The latest and greatest scientific achievements at the nanoscale were on display at the 2014 Cornell NanoScale Science and Technology Facility (CNF) annual meeting, Sept. 18, which featured a lineup of speakers in materials science, biomedical engineering and more, and a research poster session and vendor show. Attendees also heard a brief update on the facility’s long-term future.

Professor Marko Loncar of Harvard University’s School of Engineering and Applied Sciences kicked off the day’s presentations with the plenary lecture, “Diamond – Engineer’s Best Friend.” Loncar studies diamond nanophotonics and quantum optics, and he shared recent achievements in devices like ring resonators and nanowires made out of single-crystal diamond that exploit the material’s physical and chemical properties. Loncar’s devices can generate, manipulate and store optical signals at the single-photon level.

Throughout the day, attendees listened to the research accomplishments of more than a dozen Cornell speakers, as well as invited guests. Among Cornell’s presenters: Cheol-Joo Kim, postdoctoral associate in chemistry and chemical biology, on atomically thin, stacked graphene; Obafemi Otelaja, graduate student in materials science and engineering, on a microfabricated phonon spectrometer for probing phonon transport and scattering in silicon; and Mandy Esch, postdoctoral associate in biomedical engineering, on microfluidic cell culture devices for drug and toxicity testing.

Marko Loncar
Jason Koski/University Photography
Marko Loncar, of Harvard University's School of Engineering and Applied Sciences, delivers the plentary lecture, "Diamond – Engineer's Best Friend."
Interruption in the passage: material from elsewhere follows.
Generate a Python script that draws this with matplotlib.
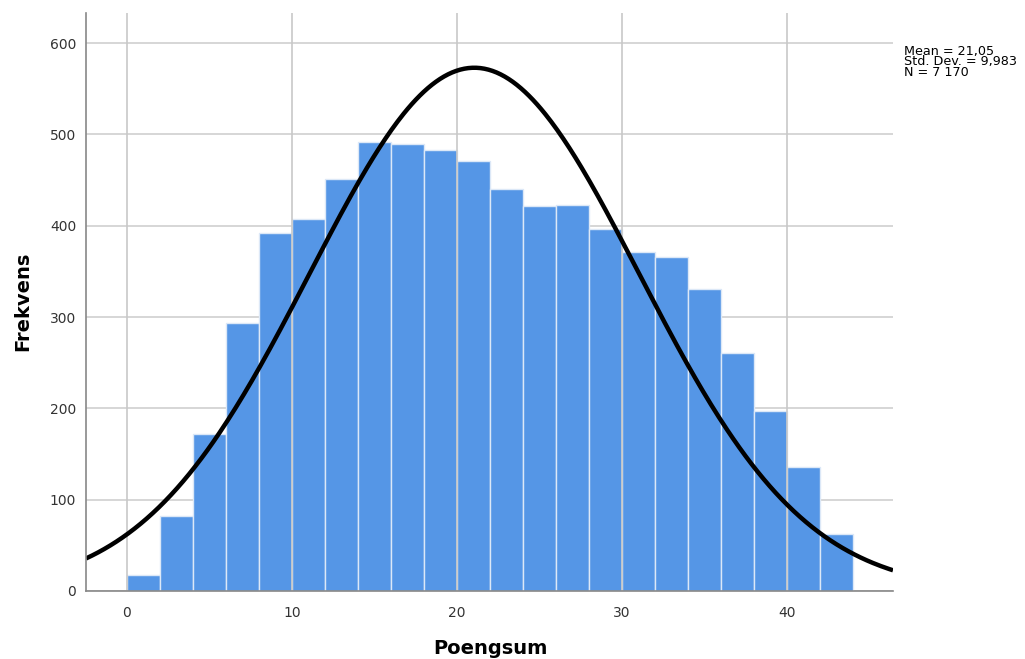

In the past year, the four-decades-old Cornell facility’s long-term federal funding outlook has come into question due to uncertainty at the National Science Foundation about which universities should host a future national network of user facilities for nanofabrication. CNF’s leaders began the day briefing attendees on the ongoing discussion and assured them that the facility is “open for business” and here to stay.

Following a two-year NSF review for funding renewal after its 10-year grant period as a member of the National Nanotechnology Infrastructure Network had ended, CNF received word earlier this year that the NSF had declined to award a new grant to either of two proposing teams, said CNF Director Dan Ralph. The facility is operating on 18-month bridge funding while discussion continues and Cornell awaits a new call for proposals from the NSF. He thanked the many CNF users who have written to express support for CNF and its key role in advancing nanoscale science within their individual research programs.

Don Tennant, CNF director of operations, also gave updates on upgrades and additions to the facility’s equipment and capabilities, from advanced training videos to newly developed processes for optimized photoresists and materials etching processes.